[Records supplied start]

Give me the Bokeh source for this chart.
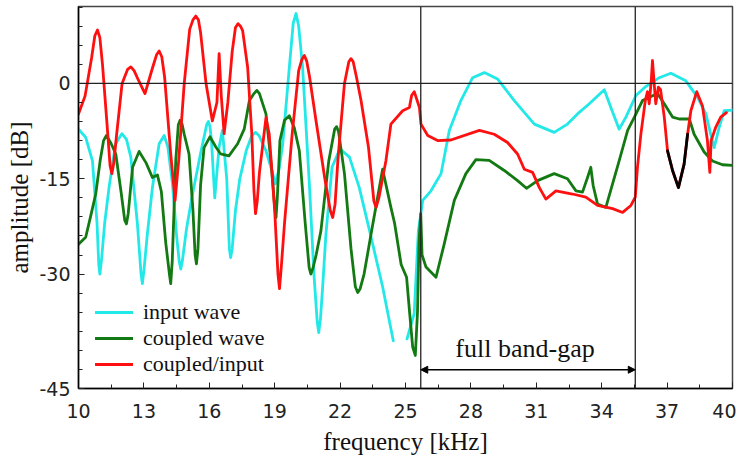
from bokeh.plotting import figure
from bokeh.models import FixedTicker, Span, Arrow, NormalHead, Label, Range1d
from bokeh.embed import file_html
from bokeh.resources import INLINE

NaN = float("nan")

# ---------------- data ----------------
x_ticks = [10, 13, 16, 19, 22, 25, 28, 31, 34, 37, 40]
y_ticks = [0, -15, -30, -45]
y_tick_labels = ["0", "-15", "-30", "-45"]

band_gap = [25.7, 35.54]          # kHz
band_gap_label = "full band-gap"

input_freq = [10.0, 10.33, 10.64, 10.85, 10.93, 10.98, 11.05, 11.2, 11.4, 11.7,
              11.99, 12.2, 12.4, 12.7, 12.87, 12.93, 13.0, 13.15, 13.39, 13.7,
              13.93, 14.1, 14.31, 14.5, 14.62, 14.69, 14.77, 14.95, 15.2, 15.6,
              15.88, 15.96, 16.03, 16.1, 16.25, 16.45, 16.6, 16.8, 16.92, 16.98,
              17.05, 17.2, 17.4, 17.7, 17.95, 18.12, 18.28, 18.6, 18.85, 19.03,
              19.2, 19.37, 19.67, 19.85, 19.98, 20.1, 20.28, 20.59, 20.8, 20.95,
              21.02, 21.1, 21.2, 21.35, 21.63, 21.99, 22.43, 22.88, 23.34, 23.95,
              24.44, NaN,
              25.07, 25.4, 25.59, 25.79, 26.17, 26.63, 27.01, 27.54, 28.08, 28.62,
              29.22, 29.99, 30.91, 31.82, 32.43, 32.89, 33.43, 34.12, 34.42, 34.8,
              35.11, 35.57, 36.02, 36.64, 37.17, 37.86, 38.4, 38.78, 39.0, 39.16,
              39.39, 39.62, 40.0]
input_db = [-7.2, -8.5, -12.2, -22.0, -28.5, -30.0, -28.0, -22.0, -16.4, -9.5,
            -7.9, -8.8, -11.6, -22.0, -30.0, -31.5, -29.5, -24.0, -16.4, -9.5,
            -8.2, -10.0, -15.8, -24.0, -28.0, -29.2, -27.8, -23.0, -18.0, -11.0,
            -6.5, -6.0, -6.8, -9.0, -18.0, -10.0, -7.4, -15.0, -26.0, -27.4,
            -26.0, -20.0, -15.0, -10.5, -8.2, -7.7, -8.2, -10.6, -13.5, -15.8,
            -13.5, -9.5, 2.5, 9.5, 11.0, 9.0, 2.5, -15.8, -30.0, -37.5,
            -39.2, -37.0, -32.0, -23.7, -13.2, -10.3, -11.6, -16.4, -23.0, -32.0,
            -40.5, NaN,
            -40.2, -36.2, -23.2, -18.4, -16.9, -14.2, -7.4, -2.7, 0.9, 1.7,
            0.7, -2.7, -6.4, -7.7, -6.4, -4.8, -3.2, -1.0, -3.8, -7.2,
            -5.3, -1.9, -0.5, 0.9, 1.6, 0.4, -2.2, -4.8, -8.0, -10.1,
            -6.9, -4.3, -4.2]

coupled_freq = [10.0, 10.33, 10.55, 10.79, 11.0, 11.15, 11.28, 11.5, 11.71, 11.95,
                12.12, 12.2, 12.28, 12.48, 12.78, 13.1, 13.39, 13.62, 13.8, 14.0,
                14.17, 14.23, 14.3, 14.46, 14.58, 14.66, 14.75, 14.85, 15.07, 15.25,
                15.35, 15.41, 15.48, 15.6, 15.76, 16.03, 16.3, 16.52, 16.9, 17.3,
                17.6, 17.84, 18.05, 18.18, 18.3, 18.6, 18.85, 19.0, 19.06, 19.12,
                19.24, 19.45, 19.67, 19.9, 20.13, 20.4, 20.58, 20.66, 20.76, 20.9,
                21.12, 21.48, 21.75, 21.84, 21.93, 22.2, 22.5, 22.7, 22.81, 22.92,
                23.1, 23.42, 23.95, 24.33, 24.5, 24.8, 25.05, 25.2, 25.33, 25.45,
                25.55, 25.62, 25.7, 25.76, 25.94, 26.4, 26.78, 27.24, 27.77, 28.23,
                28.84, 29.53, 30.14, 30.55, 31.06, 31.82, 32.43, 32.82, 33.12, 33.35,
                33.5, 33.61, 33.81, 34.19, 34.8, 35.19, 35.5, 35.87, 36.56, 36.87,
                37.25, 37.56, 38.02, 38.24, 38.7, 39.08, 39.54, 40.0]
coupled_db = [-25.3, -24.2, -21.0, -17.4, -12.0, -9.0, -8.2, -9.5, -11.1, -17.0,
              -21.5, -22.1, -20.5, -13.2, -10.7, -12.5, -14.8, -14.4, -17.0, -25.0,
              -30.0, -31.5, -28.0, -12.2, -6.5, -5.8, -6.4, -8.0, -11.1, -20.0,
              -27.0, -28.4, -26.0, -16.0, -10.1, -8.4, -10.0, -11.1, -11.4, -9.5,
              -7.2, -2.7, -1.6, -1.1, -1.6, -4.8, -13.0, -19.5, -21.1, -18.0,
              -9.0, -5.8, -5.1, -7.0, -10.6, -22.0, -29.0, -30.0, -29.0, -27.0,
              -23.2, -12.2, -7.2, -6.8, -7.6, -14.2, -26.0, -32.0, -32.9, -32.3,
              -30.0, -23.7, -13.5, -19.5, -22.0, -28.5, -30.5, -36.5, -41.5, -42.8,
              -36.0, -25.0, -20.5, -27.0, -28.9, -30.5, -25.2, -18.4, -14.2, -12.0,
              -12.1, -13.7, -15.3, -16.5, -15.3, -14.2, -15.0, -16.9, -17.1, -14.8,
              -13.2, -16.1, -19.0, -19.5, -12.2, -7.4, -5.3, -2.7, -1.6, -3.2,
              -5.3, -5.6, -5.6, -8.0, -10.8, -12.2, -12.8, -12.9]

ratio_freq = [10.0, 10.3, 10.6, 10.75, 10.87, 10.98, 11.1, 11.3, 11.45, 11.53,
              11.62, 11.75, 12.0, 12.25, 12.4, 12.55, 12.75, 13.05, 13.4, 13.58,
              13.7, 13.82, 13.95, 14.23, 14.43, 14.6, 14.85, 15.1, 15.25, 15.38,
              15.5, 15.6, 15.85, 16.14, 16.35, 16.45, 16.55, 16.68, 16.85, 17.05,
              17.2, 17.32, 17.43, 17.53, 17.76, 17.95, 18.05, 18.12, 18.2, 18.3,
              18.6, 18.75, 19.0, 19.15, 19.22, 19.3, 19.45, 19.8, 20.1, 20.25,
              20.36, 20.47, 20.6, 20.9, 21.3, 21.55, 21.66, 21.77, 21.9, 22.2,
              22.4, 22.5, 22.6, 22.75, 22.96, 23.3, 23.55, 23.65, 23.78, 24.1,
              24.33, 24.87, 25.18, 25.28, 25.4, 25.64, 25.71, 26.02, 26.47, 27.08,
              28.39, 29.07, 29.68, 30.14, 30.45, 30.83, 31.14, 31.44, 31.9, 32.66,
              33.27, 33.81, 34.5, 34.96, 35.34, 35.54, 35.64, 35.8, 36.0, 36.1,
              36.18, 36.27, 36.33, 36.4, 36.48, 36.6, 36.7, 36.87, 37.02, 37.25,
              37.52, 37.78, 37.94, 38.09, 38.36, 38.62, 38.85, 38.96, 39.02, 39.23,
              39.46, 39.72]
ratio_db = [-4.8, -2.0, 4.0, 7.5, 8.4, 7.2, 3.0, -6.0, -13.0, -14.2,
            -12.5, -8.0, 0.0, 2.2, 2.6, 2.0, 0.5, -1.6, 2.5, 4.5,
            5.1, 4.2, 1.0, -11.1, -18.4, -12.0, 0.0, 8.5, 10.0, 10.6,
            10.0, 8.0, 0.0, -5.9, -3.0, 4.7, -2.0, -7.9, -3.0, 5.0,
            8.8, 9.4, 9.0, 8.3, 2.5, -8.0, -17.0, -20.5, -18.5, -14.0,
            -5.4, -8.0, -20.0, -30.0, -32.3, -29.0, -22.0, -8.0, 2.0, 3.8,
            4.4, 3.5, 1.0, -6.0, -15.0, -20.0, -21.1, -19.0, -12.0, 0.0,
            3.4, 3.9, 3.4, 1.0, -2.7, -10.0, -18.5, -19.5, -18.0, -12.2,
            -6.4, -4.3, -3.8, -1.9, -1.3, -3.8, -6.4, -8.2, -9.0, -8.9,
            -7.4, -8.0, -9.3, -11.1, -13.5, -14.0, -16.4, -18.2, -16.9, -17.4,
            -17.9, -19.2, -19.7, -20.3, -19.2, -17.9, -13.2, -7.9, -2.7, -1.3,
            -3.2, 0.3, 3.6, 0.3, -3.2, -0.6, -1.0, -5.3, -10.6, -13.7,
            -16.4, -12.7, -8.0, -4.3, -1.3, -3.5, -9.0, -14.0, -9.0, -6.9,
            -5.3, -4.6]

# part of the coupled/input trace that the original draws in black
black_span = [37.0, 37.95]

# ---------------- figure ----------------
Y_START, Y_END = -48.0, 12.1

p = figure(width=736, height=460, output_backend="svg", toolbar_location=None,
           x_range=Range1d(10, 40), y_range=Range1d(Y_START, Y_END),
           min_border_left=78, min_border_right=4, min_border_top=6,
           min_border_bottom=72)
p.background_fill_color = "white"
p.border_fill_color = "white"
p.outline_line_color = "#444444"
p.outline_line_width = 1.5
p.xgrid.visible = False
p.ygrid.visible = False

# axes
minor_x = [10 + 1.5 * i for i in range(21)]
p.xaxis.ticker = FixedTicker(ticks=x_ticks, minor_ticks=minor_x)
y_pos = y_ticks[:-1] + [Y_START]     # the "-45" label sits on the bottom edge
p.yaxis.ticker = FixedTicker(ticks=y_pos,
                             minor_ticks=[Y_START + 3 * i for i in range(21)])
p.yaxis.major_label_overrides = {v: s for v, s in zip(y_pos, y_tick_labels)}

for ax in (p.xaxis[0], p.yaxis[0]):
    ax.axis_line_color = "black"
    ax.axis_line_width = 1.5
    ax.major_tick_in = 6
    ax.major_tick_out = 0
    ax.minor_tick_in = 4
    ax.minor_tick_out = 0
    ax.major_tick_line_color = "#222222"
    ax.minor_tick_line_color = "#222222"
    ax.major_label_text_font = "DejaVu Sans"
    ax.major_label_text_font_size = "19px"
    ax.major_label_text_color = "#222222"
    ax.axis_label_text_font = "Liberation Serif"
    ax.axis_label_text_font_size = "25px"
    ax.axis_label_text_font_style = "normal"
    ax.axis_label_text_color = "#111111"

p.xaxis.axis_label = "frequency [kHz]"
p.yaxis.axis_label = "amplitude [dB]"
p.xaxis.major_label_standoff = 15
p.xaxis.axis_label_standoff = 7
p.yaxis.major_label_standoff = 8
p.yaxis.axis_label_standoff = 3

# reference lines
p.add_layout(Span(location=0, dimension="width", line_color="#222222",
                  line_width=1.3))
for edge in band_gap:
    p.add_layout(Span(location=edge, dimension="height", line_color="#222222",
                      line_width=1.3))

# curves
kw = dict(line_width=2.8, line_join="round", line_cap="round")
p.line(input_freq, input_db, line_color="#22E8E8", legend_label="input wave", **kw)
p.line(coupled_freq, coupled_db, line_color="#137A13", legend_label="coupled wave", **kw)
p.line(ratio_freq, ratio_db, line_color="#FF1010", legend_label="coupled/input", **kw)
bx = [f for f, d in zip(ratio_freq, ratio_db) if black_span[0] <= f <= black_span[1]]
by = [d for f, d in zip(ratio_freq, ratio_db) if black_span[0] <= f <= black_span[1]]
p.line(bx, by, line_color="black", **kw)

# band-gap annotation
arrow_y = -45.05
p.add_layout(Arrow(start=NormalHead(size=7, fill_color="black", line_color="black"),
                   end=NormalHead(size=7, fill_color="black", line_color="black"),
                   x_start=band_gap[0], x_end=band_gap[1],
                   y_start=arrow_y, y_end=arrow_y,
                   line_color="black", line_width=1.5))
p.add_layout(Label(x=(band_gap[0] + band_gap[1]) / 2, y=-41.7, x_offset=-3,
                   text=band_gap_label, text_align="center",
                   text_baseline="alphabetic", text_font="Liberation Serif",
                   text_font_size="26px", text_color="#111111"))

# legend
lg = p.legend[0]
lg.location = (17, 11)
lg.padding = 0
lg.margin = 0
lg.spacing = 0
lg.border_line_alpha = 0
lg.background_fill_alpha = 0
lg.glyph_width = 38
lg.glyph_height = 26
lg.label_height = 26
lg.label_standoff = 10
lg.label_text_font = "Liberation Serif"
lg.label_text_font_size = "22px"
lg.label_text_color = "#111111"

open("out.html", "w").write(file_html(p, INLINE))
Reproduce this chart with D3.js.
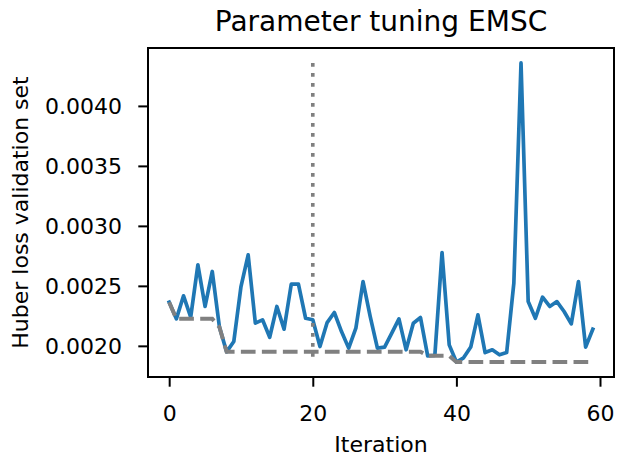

[Records supplied end]

> **Given exercise**
From the material above, gather all lines that include the string "chart" and copy them.

> **Output of the task**
Give me the Bokeh source for this chart.
Reproduce this chart with D3.js.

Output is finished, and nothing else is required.